以前遇到过mysql对index_merge进行优化时,按照它自己的“猜测”优化,导致性能下降的问题, 后来靠强制force index(...)关闭优化,解决了。
最近有发现一个对联合索引的“智能”优化。这导致同一个sql5.5前后的版本执行效率完全不一样。

表结构如下:

CREATE TABLE `feed` (
  `feedid` bigint(11) NOT NULL AUTO_INCREMENT,
  `userid` int(11) NOT NULL,
  `typeid` int(11) NOT NULL,
  `dataid` int(11) NOT NULL,
  `invalid` int(11) NOT NULL DEFAULT '0',
  PRIMARY KEY (`feedid`),
  UNIQUE KEY `dataid_typeid` (`dataid`,`typeid`),
  KEY `userid_t_i` (`userid`,`typeid`,`invalid`)
) ENGINE=TokuDB AUTO_INCREMENT=1516204596 DEFAULT CHARSET=utf8 `compression`='tokudb_zlib'

SQL语句时:

select feedid,userid,dataid,typeid from feed where userid = '25057158'   and typeid in (0,2,6)  and (invalid = 0 or invalid = 11) order by feedid desc limit 0,30 ;

按理说完全符合联合索引,应该很快能执行成功,但是实际上发现在新版mysql中有扫描全表。
explain看:

mysql> explain select feedid,userid,dataid,typeid from feed where userid = '25057158'   and typeid in (0,2,6)  and (invalid = 0 or invalid = 11) order by feedid desc limit 0,30 ;
+------+-------------+-------+-------+---------------+---------+---------+------+------+-------------+
| id   | select_type | table | type  | possible_keys | key     | key_len | ref  | rows | Extra       |
+------+-------------+-------+-------+---------------+---------+---------+------+------+-------------+
|    1 | SIMPLE      | feed  | index | userid_t_i    | PRIMARY | 8       | NULL |   30 | Using where |
+------+-------------+-------+-------+---------------+---------+---------+------+------+-------------+
1 row in set (0.01 sec)

可以看到居然是用了PRIMARY去做查询,实际执行的结果也如此。完全忽略了possible_keys userid_t_i。
我猜想,是mysql发现sql中出现了多处INOR, 认为这个索引的效率是极其低下的,因此“智能”换成了它认为更高效的主键作为索引。

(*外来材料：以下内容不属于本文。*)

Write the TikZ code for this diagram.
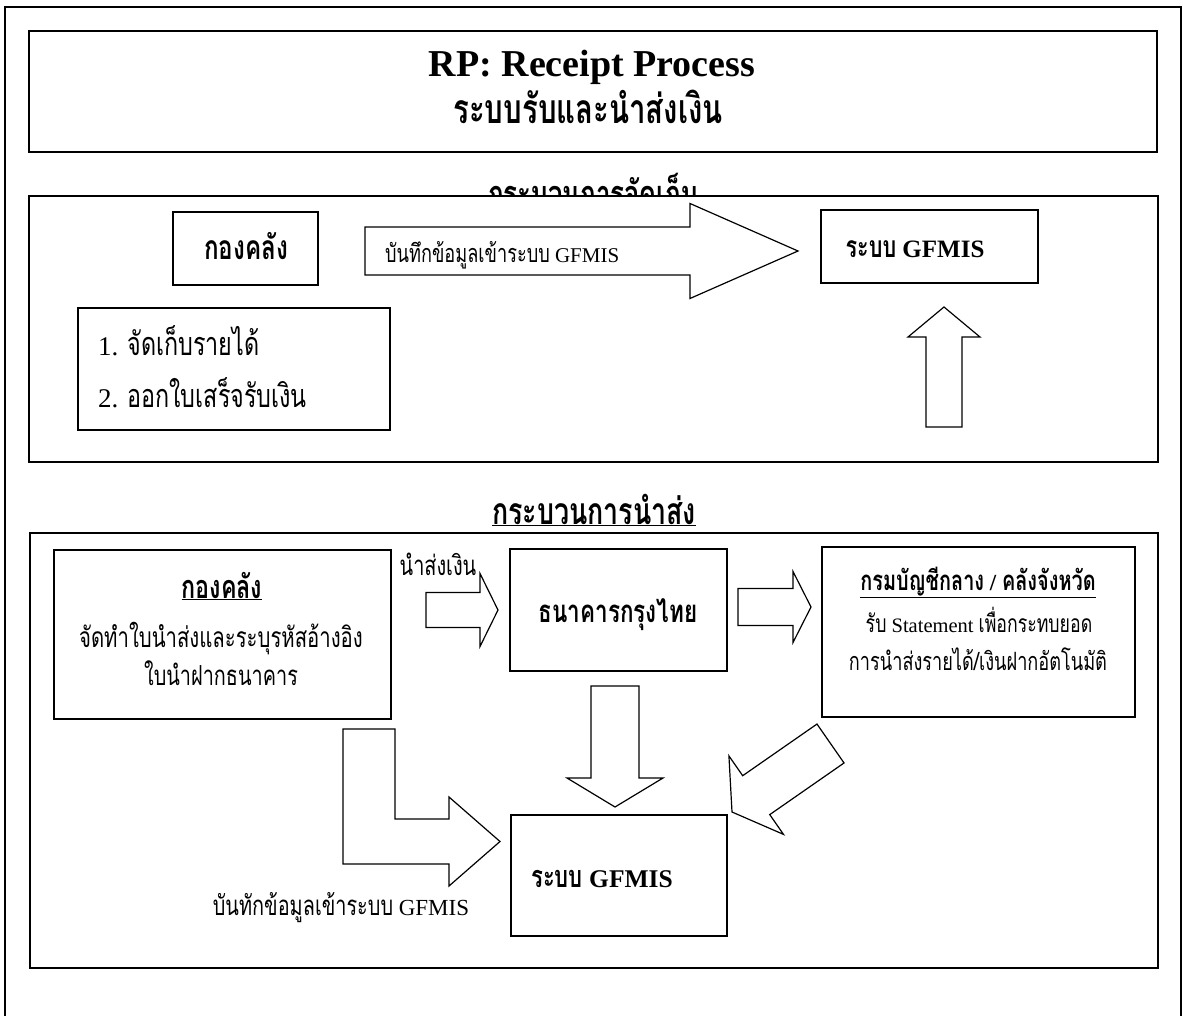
\documentclass[tikz,border=0pt]{standalone}
\usepackage{fontspec}
\setmainfont{Liberation Serif}
\newfontfamily\thai[Script=Thai,Scale=1.2,FakeStretch=0.72]{Loma}
\usepackage{tikz}
\usetikzlibrary{calc}

\begin{document}
\begin{tikzpicture}[x=1pt,y=-1pt]

		\useasboundingbox (0,0) rectangle (1183,1016);
		\tikzset{boite/.style={draw, line width=1.5pt, fill=white, inner sep=0pt}}
		\tikzset{mot/.style={inner sep=0pt, anchor=base}}
		\tikzset{bloc/.style n args={3}{draw, line width=1.2pt, fill=white, to path={
			($(\tikztostart)!#1!90:(\tikztotarget)$)
			-- ($(\tikztotarget)!#3!(\tikztostart)!#1!90:(\tikztotarget)$)
			-- ($(\tikztotarget)!#3!(\tikztostart)!#2!90:(\tikztotarget)$)
			-- (\tikztotarget)
			-- ($(\tikztotarget)!#3!(\tikztostart)!#2!-90:(\tikztotarget)$)
			-- ($(\tikztotarget)!#3!(\tikztostart)!#1!-90:(\tikztotarget)$)
			-- ($(\tikztostart)!#1!-90:(\tikztotarget)$) -- cycle}}}

		\draw[line width=1.5pt] (5,1016) -- (5,7) -- (1181,7) -- (1181,1016);

		\node[boite, minimum width=1128, minimum height=121] (T) at (593,91.5) {};
		\node[mot, font=\bfseries\fontsize{38}{40}\selectfont] (rp) at (592,77) {RP: Receipt Process};
		\node[mot, font=\bfseries\fontsize{34}{38}\selectfont] (sub) at (588,124) {\thai ระบบรับและนำส่งเงิน};

		\node[mot, font=\bfseries\fontsize{30}{34}\selectfont] (lab1) at (593,207) {\underline{\thai กระบวนการจัดเก็บ}};
		\node[boite, minimum width=1129, minimum height=266] (S1) at (593.5,329) {};

		\node[boite, minimum width=145, minimum height=73] (K1) at (245.5,248.5) {};
		\node[boite, minimum width=312, minimum height=122] (L) at (234,369) {};
		\node[boite, minimum width=217, minimum height=73] (G1) at (929.5,246.5) {};

		\draw (K1) node[mot, font=\bfseries\fontsize{28}{32}\selectfont] at (246,260) {\thai กองคลัง};
		\draw (L) node[mot, anchor=base west, font=\fontsize{27}{30}\selectfont] at (98,355) {1. {\thai จัดเก็บรายได้}};
		\draw (L) node[mot, anchor=base west, font=\fontsize{27}{30}\selectfont] at (98,407) {2. {\thai ออกใบเสร็จรับเงิน}};
		\draw (G1) node[mot, font=\bfseries\fontsize{25}{28}\selectfont] at (915,258) {{\thai ระบบ} GFMIS};

		\coordinate (a1) at (365,251);
		\coordinate (a2) at (798,251);
		\coordinate (b1) at (944,427);
		\coordinate (b2) at (944,307);
		\draw[bloc={24pt}{47.5pt}{108pt}] (a1) to (a2);
		\draw[bloc={18pt}{36pt}{30pt}] (b1) to (b2);
		\node[mot, anchor=base west, font=\fontsize{21}{24}\selectfont] (t1) at (385,263) {{\thai บันทึกข้อมูลเข้าระบบ} GFMIS};

		\node[mot, font=\bfseries\fontsize{31}{34}\selectfont] (lab2) at (594,524) {\underline{\thai กระบวนการนำส่ง}};
		\node[boite, minimum width=1128, minimum height=435] (S2) at (594,750.5) {};

		\node[boite, minimum width=337, minimum height=169] (K2) at (222.5,634.5) {};
		\node[boite, minimum width=217, minimum height=122] (B) at (618.5,610) {};
		\node[boite, minimum width=313, minimum height=170] (C) at (978.5,632) {};
		\node[boite, minimum width=216, minimum height=121] (G2) at (619,875.5) {};

		\draw (K2) node[mot, font=\bfseries\fontsize{27}{30}\selectfont] at (222,598) {\underline{\thai กองคลัง}};
		\draw (K2) node[mot, font=\fontsize{23.5}{26}\selectfont] at (221,647) {\thai จัดทำใบนำส่งและระบุรหัสอ้างอิง};
		\draw (K2) node[mot, font=\fontsize{23}{26}\selectfont] at (221,685) {\thai ใบนำฝากธนาคาร};
		\draw (B) node[mot, font=\bfseries\fontsize{26}{30}\selectfont] at (618,622) {\thai ธนาคารกรุงไทย};
		\draw (C) node[mot, font=\bfseries\fontsize{23}{26}\selectfont] at (978,590) {\underline{{\thai กรมบัญชีกลาง} / {\thai คลังจังหวัด}}};
		\draw (C) node[mot, font=\fontsize{20.5}{23}\selectfont] at (979,632) {{\thai รับ} Statement {\thai เพื่อกระทบยอด}};
		\draw (C) node[mot, font=\fontsize{21}{23}\selectfont] at (978,670) {\thai การนำส่งรายได้/เงินฝากอัตโนมัติ};
		\draw (G2) node[mot, font=\bfseries\fontsize{25.5}{28}\selectfont] at (602,887) {{\thai ระบบ} GFMIS};

		\coordinate (c1) at (426,610);
		\coordinate (c2) at (498,610);
		\coordinate (d1) at (738,607);
		\coordinate (d2) at (811,607);
		\coordinate (e1) at (615,686);
		\coordinate (e2) at (615,807);
		\coordinate (f1) at (830.5,743.5);
		\coordinate (f2) at (732,812);
		\draw[bloc={17.5pt}{36.5pt}{18pt}] (c1) to (c2);
		\draw[bloc={18.5pt}{35.5pt}{18pt}] (d1) to (d2);
		\draw[bloc={24pt}{48pt}{29pt}] (e1) to (e2);
		\draw[bloc={23.7pt}{47.8pt}{29.5pt}] (f1) to (f2);
		\draw[line width=1.2pt, fill=white] (343,729) -- (395,729) -- (395,819) -- (449,819) -- (449,797) -- (500,841.5) -- (449,886) -- (449,864) -- (343,864) -- cycle;

		\node[mot, font=\fontsize{23}{26}\selectfont] (t2) at (438,575) {\thai นำส่งเงิน};
		\node[mot, font=\fontsize{23}{26}\selectfont] (t3) at (341,915) {{\thai บันทักข้อมูลเข้าระบบ} GFMIS};

		\end{tikzpicture}
\end{document}
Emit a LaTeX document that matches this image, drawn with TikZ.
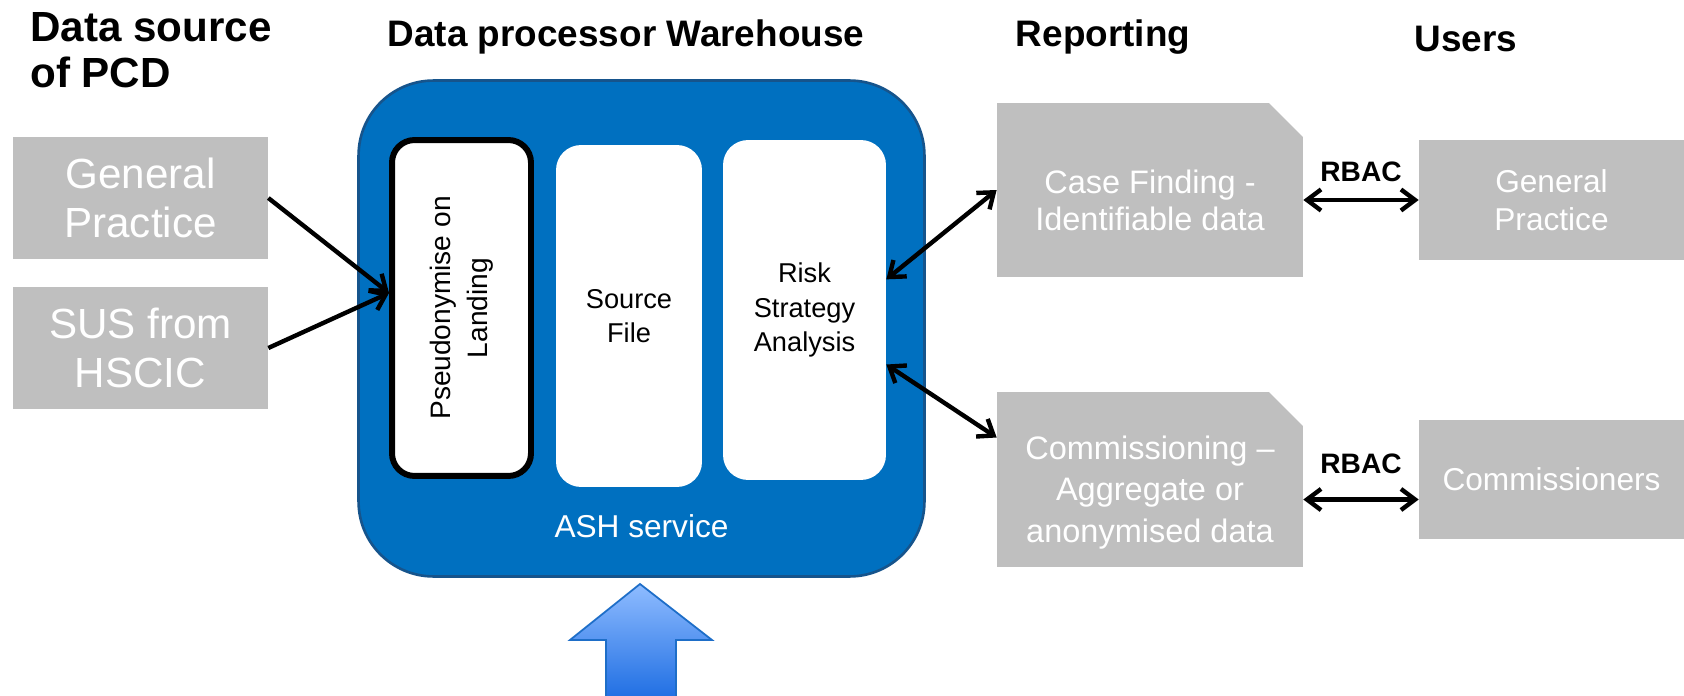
\documentclass[tikz,border=0pt]{standalone}
\usepackage{fontspec}
\setmainfont{Liberation Sans}
\usetikzlibrary{arrows.meta,shapes.misc,calc}

\definecolor{boxgrey}{RGB}{191,191,191}
\definecolor{ashblue}{RGB}{0,112,192}
\definecolor{ashedge}{RGB}{22,84,140}
\definecolor{uptop}{RGB}{143,188,255}
\definecolor{upbottom}{RGB}{28,108,226}
\definecolor{upedge}{RGB}{30,110,200}

\tikzset{
  hdr/.style={inner sep=0pt, font=\fontsize{21}{25}\selectfont\bfseries},
  srcbox/.style={fill=boxgrey, text=white, align=center, minimum width=5.1cm, minimum height=2.46cm, font=\fontsize{24}{28}\selectfont},
  ashbox/.style={fill=ashblue, draw=ashedge, line width=1.5pt, rounded corners=1.5cm, minimum width=11.32cm, minimum height=9.92cm},
  landbox/.style={fill=white, draw=black, line width=3.4pt, rounded corners=0.45cm, minimum width=2.78cm, minimum height=6.72cm, font=\fontsize{16}{21.4}\selectfont},
  innerbox/.style={fill=white, rounded corners=0.5cm, align=center, minimum height=6.84cm, font=\fontsize{15.5}{19.5}\selectfont},
  ashtxt/.style={text=white, font=\fontsize{18}{21}\selectfont},
  repbox/.style={chamfered rectangle, chamfered rectangle corners=north east, chamfered rectangle xsep=0.32cm, chamfered rectangle ysep=0.36cm, inner xsep=0pt, inner ysep=0pt, fill=boxgrey, text=white, minimum width=6.12cm, minimum height=3.48cm},
  usrbox/.style={fill=boxgrey, text=white, align=center, minimum width=5.3cm, minimum height=2.4cm, font=\fontsize{18}{21.4}\selectfont},
  uparrow/.style={draw=upedge, line width=1pt, top color=uptop, bottom color=upbottom},
  link/.style={line width=2.5pt, draw=black},
  into/.style={link, -{Straight Barb[length=8pt,width=12pt]}},
  both/.style={link, {Straight Barb[length=8pt,width=12pt]}-{Straight Barb[length=8pt,width=12pt]}},
  rbac/.style={font=\fontsize{16}{19}\selectfont\bfseries},
}

\begin{document}
\begin{tikzpicture}[x=0.02cm,y=-0.02cm]
  \useasboundingbox (0,0) rectangle (1684,696);

  % headings
  \node[hdr, font=\fontsize{24}{26.5}\selectfont\bfseries, anchor=west, align=left] (srchdr) at (30,50) {Data source\\of PCD};
  \node[hdr] (whhdr) at (626,37) {Data processor Warehouse};
  \node[hdr] (rephdr) at (1103,37) {Reporting};
  \node[hdr] (usrhdr) at (1466,39) {Users};

  % data sources
  \node[srcbox] (gp) at (140.5,198) {General\\Practice};
  \node[srcbox] (sus) at (140.5,348) {SUS from\\HSCIC};

  % warehouse
  \node[ashbox] (ash) at (641.5,328.5) {};
  \node[landbox] (pseudo) at (461.5,308) {\rotatebox{90}{\begin{tabular}{@{}c@{}}Pseudonymise on\\Landing\end{tabular}}};
  \node[innerbox, minimum width=2.92cm] (srcfile) at (629,316) {Source\\File};
  \node[innerbox, minimum width=3.26cm, minimum height=6.8cm] (risk) at (804.5,310) {Risk\\Strategy\\Analysis};
  \node[ashtxt] (ashlbl) at ($(ash.south)+(0,-52)$) {ASH service};
  \draw[uparrow] (606,702) -- (606,640) -- (570,640) -- (640,584) -- (712,640) -- (676,640) -- (676,702) -- cycle;

  % reporting
  \node[repbox, font=\fontsize{18.5}{21}\selectfont] (case) at (1150,190)
    {\raisebox{-8.5pt}[\height][\depth]{\begin{tabular}{@{}c@{}}Case Finding -\\Identifiable data\end{tabular}}};
  \node[repbox, minimum height=3.5cm, font=\fontsize{18.5}{23.5}\selectfont] (comm) at (1150,479.5)
    {\raisebox{-7.5pt}[\height][\depth]{\begin{tabular}{@{}c@{}}Commissioning --\\Aggregate or\\anonymised data\end{tabular}}};

  % users
  \node[usrbox] (gpu) at (1551.5,200) {General\\Practice};
  \node[usrbox] (commr) at (1551.5,479.5) {Commissioners};

  % flows
  \draw[into] (gp.east) -- ($(pseudo.west)+(0,-15)$);
  \draw[into] (sus.east) -- ($(pseudo.west)+(0,-15)$);
  \draw[both] (case.west) -- ($(risk.north east)!0.41!(risk.south east)$);
  \draw[both] ($(comm.west)+(0,-42)$) -- ($(risk.north east)!0.66!(risk.south east)$);
  \draw[both] (case.east |- gpu.west) -- node[rbac, above=6pt] (rbac1) {RBAC} (gpu.west);
  \draw[both] ($(comm.east)+(0,20)$) -- node[rbac, above=10pt] (rbac2) {RBAC} ($(commr.west)+(0,20)$);
\end{tikzpicture}
\end{document}
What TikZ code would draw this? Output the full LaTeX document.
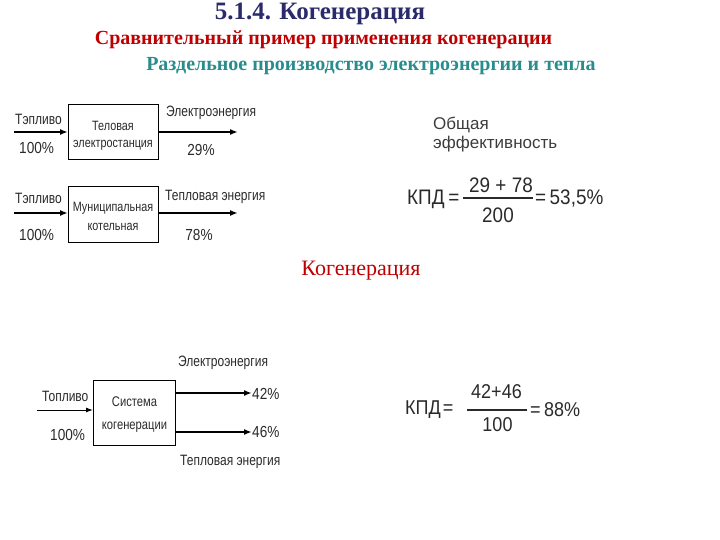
\documentclass[tikz,border=0pt]{standalone}
\usepackage{fontspec}
\setmainfont{Liberation Serif}
\newfontfamily\dsans[FakeStretch=0.8]{Liberation Sans}
\newfontfamily\psans[FakeStretch=0.85]{Liberation Sans}
\newfontfamily\fsans[FakeStretch=0.9]{Liberation Sans}
\newfontfamily\osans{Liberation Sans}
\usetikzlibrary{arrows.meta}
\definecolor{navy}{HTML}{2B2A6A}
\definecolor{redt}{HTML}{C00000}
\definecolor{tealt}{HTML}{2A8C8C}
\definecolor{grt}{HTML}{2A2A2A}
\definecolor{lgrt}{HTML}{3C3C3C}
\begin{document}
\begin{tikzpicture}[x=1pt,y=-1pt,
  boxline/.style={draw,line width=1pt},
  blk/.style={inner sep=0pt,align=center,text=grt,font=\dsans\fontsize{13.5}{19}\selectfont},
  lbl/.style={font=\dsans\fontsize{15}{17}\selectfont,inner sep=0pt,text=grt},
  pct/.style={font=\psans\fontsize{16}{18}\selectfont,inner sep=0pt,text=grt},
  arr/.style={-{Latex[length=8pt,width=6pt]},line width=1.6pt},
  thinarr/.style={-{Latex[length=7pt,width=5pt]},line width=1pt},
  frm/.style={font=\fsans\fontsize{21}{23}\selectfont,inner sep=0pt,text=grt},
  frmb/.style={font=\fsans\fontsize{20}{22}\selectfont,inner sep=0pt,text=grt}]
\useasboundingbox (0,0) rectangle (720,540);
% titles
\node[font=\bfseries\fontsize{25}{27}\selectfont,text=navy] (t1) at (320,14) {5.1.4. Когенерация};
\node[font=\bfseries\fontsize{20}{22}\selectfont,text=redt] (t2) at (323.5,40) {Сравнительный пример применения когенерации};
\node[font=\bfseries\fontsize{20}{22}\selectfont,text=tealt] (t3) at (371,66) {Раздельное производство электроэнергии и тепла};
% diagram 1
\draw[boxline] (68,105) rectangle (158,160);
\node[blk] (b1a) at (113,126) {Теловая};
\node[blk] (b1b) at (113,145) {электростанция};
\coordinate (b1w) at (68,132);
\coordinate (b1e) at (158,132);
\coordinate (i1) at (14,132);
\coordinate (o1) at (238,132);
\draw[arr] (i1) -- (b1w);
\draw[arr] (b1e) -- (o1);
\node[lbl,anchor=west] (l1a) at (15,119) {Тэпливо};
\node[pct,anchor=west] (l1b) at (19,148) {100\%};
\node[lbl,anchor=west] (l1c) at (166,113) {Электроэнергия};
\node[pct] (l1d) at (201,150) {29\%};
% diagram 2
\draw[boxline] (68,187) rectangle (158,242);
\node[blk] (b2a) at (113,208.5) {Муниципальная};
\node[blk] (b2b) at (113,226.5) {котельная};
\coordinate (b2w) at (68,213);
\coordinate (b2e) at (158,213);
\coordinate (i2) at (14,213);
\coordinate (o2) at (238,213);
\draw[arr] (i2) -- (b2w);
\draw[arr] (b2e) -- (o2);
\node[lbl,anchor=west] (l2a) at (15,198.5) {Тэпливо};
\node[pct,anchor=west] (l2b) at (19,234.5) {100\%};
\node[lbl,anchor=west] (l2c) at (165,196.5) {Тепловая энергия};
\node[pct] (l2d) at (199,234.5) {78\%};
% efficiency 1
\node[font=\osans\fontsize{17}{19.5}\selectfont,text=lgrt,anchor=west,inner sep=0pt] (oe1) at (433,125) {Общая};
\node[font=\osans\fontsize{17}{19.5}\selectfont,text=lgrt,anchor=west,inner sep=0pt] (oe2) at (433,144.5) {эффективность};
\node[frm,anchor=west] (k1) at (407,199) {КПД};
\node[frm] (e1) at (454,199) {=};
\node[frm] (n1) at (501,185) {29 + 78};
\node[frm] (d1) at (498,215) {200};
\coordinate (fl1) at (463,198);
\coordinate (fr1) at (533,198);
\draw[line width=1.2pt,grt] (fl1) -- (fr1);
\node[frm,anchor=west] (r1) at (535,199) {=\,53,5\%};
% cogeneration
\node[font=\fontsize{22}{24}\selectfont,text=redt] (t4) at (361,271) {Когенерация};
% diagram 3
\draw[boxline] (93,380) rectangle (175,445);
\node[blk,font=\dsans\fontsize{14}{19}\selectfont] (b3a) at (134.5,401.5) {Система};
\node[blk,font=\dsans\fontsize{14}{19}\selectfont] (b3b) at (134.5,427.5) {когенерации};
\coordinate (b3w) at (93,410);
\coordinate (i3) at (37,410);
\draw[thinarr] (i3) -- (b3w);
\node[pct,anchor=west] (l3p) at (252,394) {42\%};
\node[pct,anchor=west] (l3q) at (252,431.5) {46\%};
\coordinate (b3e1) at (175,393);
\coordinate (b3e2) at (175,432);
\draw[arr,line width=2pt] (b3e1) -- (l3p.west|-b3e1);
\draw[arr,line width=2pt] (b3e2) -- (l3q.west|-b3e2);
\node[lbl,anchor=west] (l3a) at (42,396.5) {Топливо};
\node[pct,anchor=west] (l3b) at (50,434.5) {100\%};
\node[lbl,anchor=west] (l3c) at (178,363) {Электроэнергия};
\node[lbl,anchor=west] (l3d) at (180,461.5) {Тепловая энергия};
% efficiency 2
\node[frmb,anchor=west] (k2) at (405,409.5) {КПД};
\node[frmb] (e2) at (448,409.5) {=};
\node[frmb] (n2) at (496.5,391.5) {42+46};
\node[frmb] (d2) at (497.5,425) {100};
\coordinate (fl2) at (467,410);
\coordinate (fr2) at (527,410);
\draw[line width=1.2pt,grt] (fl2) -- (fr2);
\node[frmb,anchor=west] (r2) at (530,409.5) {=\,88\%};
\end{tikzpicture}
\end{document}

所以如果使用强制索引,或者没有INOR, 它不会做这个优化。 用explain再验证了这一点:

mysql> explain select feedid,userid,dataid,typeid from feed force index (userid) where userid = '178804206'   and typeid in (0,2,6)  and (invalid = 0 or invalid = 11) order by feedid desc limit 0,30;
+------+-------------+-------+-------+---------------+------------+---------+------+------+-----------------------------+
| id   | select_type | table | type  | possible_keys | key        | key_len | ref  | rows | Extra                       |
+------+-------------+-------+-------+---------------+------------+---------+------+------+-----------------------------+
|    1 | SIMPLE      | feed  | range | userid_t_i    | userid_t_i | 12      | NULL | 2076 | Using where; Using filesort |
+------+-------------+-------+-------+---------------+------------+---------+------+------+-----------------------------+

mysql> explain select feedid,userid,dataid,typeid from feed where userid = '25057158'   and typeid = 0  and invalid = 0  order by feedid desc limit 0,30 ;
+------+-------------+-------+------+---------------+------------+---------+-------------------+------+-------------+
| id   | select_type | table | type | possible_keys | key        | key_len | ref               | rows | Extra       |
+------+-------------+-------+------+---------------+------------+---------+-------------------+------+-------------+
|    1 | SIMPLE      | feed  | ref  | userid_t_i    | userid_t_i | 12      | const,const,const |  585 | Using where |
+------+-------------+-------+------+---------------+------------+---------+-------------------+------+-------------+

此外, 这个优化也应该是由于sql末尾有order by引起的, 如果没有排序,应该不会扫描全表:

mysql> explain select feedid,userid,dataid,typeid from feed where userid = '25057158'   and typeid in (0,2,6)  and (invalid = 0 or invalid = 11)  limit 0,30 ;
+------+-------------+-------+-------+---------------+------------+---------+------+------+-------------+
| id   | select_type | table | type  | possible_keys | key        | key_len | ref  | rows | Extra       |
+------+-------------+-------+-------+---------------+------------+---------+------+------+-------------+
|    1 | SIMPLE      | feed  | range | userid_t_i    | userid_t_i | 12      | NULL |  591 | Using where |
+------+-------------+-------+-------+---------------+------------+---------+------+------+-------------+
1 row in set (0.00 sec)

而如果把order by feedid desc去掉的sql真实的执行一遍以后,因为有了缓存,再次去explain第一个sql的时候,居然不提示用PRIMARY key了,难道是一个智能学习的过程? 而实际的执行时也是只用了userid_t_i作为索引。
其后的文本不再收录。